Mr. Speaker, I do not get my jollies by smearing people and I do not think that sets me above anybody in the Chamber. I do not think anybody in the Chamber really gets their jollies out of it. Sometimes we fall into the trap of doing it. I have fallen into that trap over the years myself, but that does not make it right.
Just now when I singled out an example of an earlier speaker in this debate-not only one speaker, two or three speakers-I did not name names. That would have defeated the point I was making that one smear does not justify a second smear because the thing just grows.
It seems to me, and I think I said it in my speech, that if people have concerns about the system and document those concerns-I recognize that some arithmetic has to be done-then those people have this label or those people do not have those qualifications.
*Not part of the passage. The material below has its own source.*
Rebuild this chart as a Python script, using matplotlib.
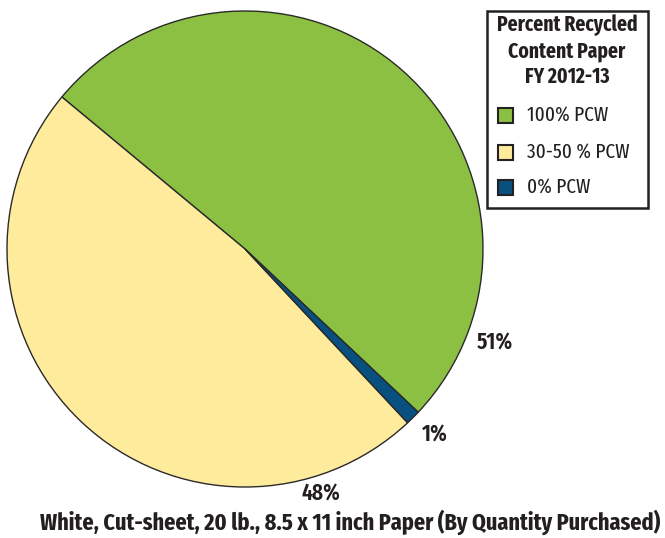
import matplotlib
matplotlib.use("Agg")
import matplotlib.pyplot as plt
from matplotlib.patches import Rectangle

plt.rcParams["font.family"] = ["Fira Sans Extra Condensed", "PT Sans Narrow", "DejaVu Sans"]

labels = ["100% PCW", "30-50 % PCW", "0% PCW"]
values = [51, 48, 1]
pct_text = ["51%", "48%", "1%"]
colors = ["#8cc043", "#ffeb9c", "#08507f"]
legend_title = ["Percent Recycled", "Content Paper", "FY 2012-13"]
caption = "White, Cut-sheet, 20 lb., 8.5 x 11 inch Paper (By Quantity Purchased)"

INK = "#231f20"
W, H = 665, 538
fig = plt.figure(figsize=(W / 100, H / 100), dpi=100, facecolor="white")

# pie axes, placed in pixels
cx, cy, r = 245, 249, 238
ax = fig.add_axes([(cx - r) / W, (H - cy - r) / H, 2 * r / W, 2 * r / H])
ax.pie(values, colors=colors, startangle=-43.3, counterclock=True,
       wedgeprops=dict(edgecolor="#2a2a2a", linewidth=1.0))
ax.set_xlim(-1, 1)
ax.set_ylim(-1, 1)
ax.set_axis_off()

# overlay in pixel coordinates for labels / legend / caption
ov = fig.add_axes([0, 0, 1, 1], zorder=5)
ov.set_xlim(0, W)
ov.set_ylim(H, 0)
ov.set_axis_off()
ov.patch.set_alpha(0)

renderer = fig.canvas.get_renderer()


def fit(t, width):
    bb = t.get_window_extent(renderer)
    t.set_fontsize(t.get_fontsize() * width / bb.width)
    return t.get_fontsize()


label_xy = [(495, 343), (321, 494), (435, 435)]
fs_pct = None
for txt, (x, y) in zip(pct_text, label_xy):
    t = ov.text(x, y, txt, ha="center", va="center", fontsize=15,
                fontweight="semibold", color=INK)
    if fs_pct is None:
        fs_pct = fit(t, 36)
    else:
        t.set_fontsize(fs_pct)

# legend box
ov.add_patch(Rectangle((487, 11), 161, 197, facecolor="white",
                       edgecolor="#222222", linewidth=1.8))
title_y = [25, 51, 77]
fs_title = None
for line, y in zip(legend_title, title_y):
    t = ov.text(567, y, line, ha="center", va="center", fontsize=17,
                fontweight="bold", color=INK)
    if fs_title is None:
        fs_title = fit(t, 140)
    else:
        t.set_fontsize(fs_title)

entry_y = [115, 152, 187]
fs_entry = None
for lab, c, y in zip(labels, colors, entry_y):
    ov.add_patch(Rectangle((498, y - 7.5), 15, 15, facecolor=c,
                           edgecolor="#222222", linewidth=1.5))
    t = ov.text(527, y, lab, ha="left", va="center", fontsize=16, color=INK)
    if fs_entry is None:
        fs_entry = fit(t, 81)
    else:
        t.set_fontsize(fs_entry)

cap = ov.text(350, 522, caption, ha="center", va="center", fontsize=18,
              fontweight="bold", color=INK)
fit(cap, 620)

fig.savefig("out.png", dpi=100, facecolor="white")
I submit that can be done without naming names and make the same point.
I would submit that the law of averages says that of all the people appointed, I dare say some of the 700 I mentioned just now cannot do their jobs. Of the 295 members of Parliament, probably some of them cannot do their job either. The law of averages takes care of those. Nobody is going to suggest that every one of the 700 appointments is absolutely brilliant. Some of them were, I would guess, clumsy, stunned appointments.
But that is different than saying that somebody is sitting here full time asking: "How can we warp the system so that only incompetent Liberals get all the jobs and nobody else will get any"? Well, if that is the thesis, prove it but do not smear people along the way.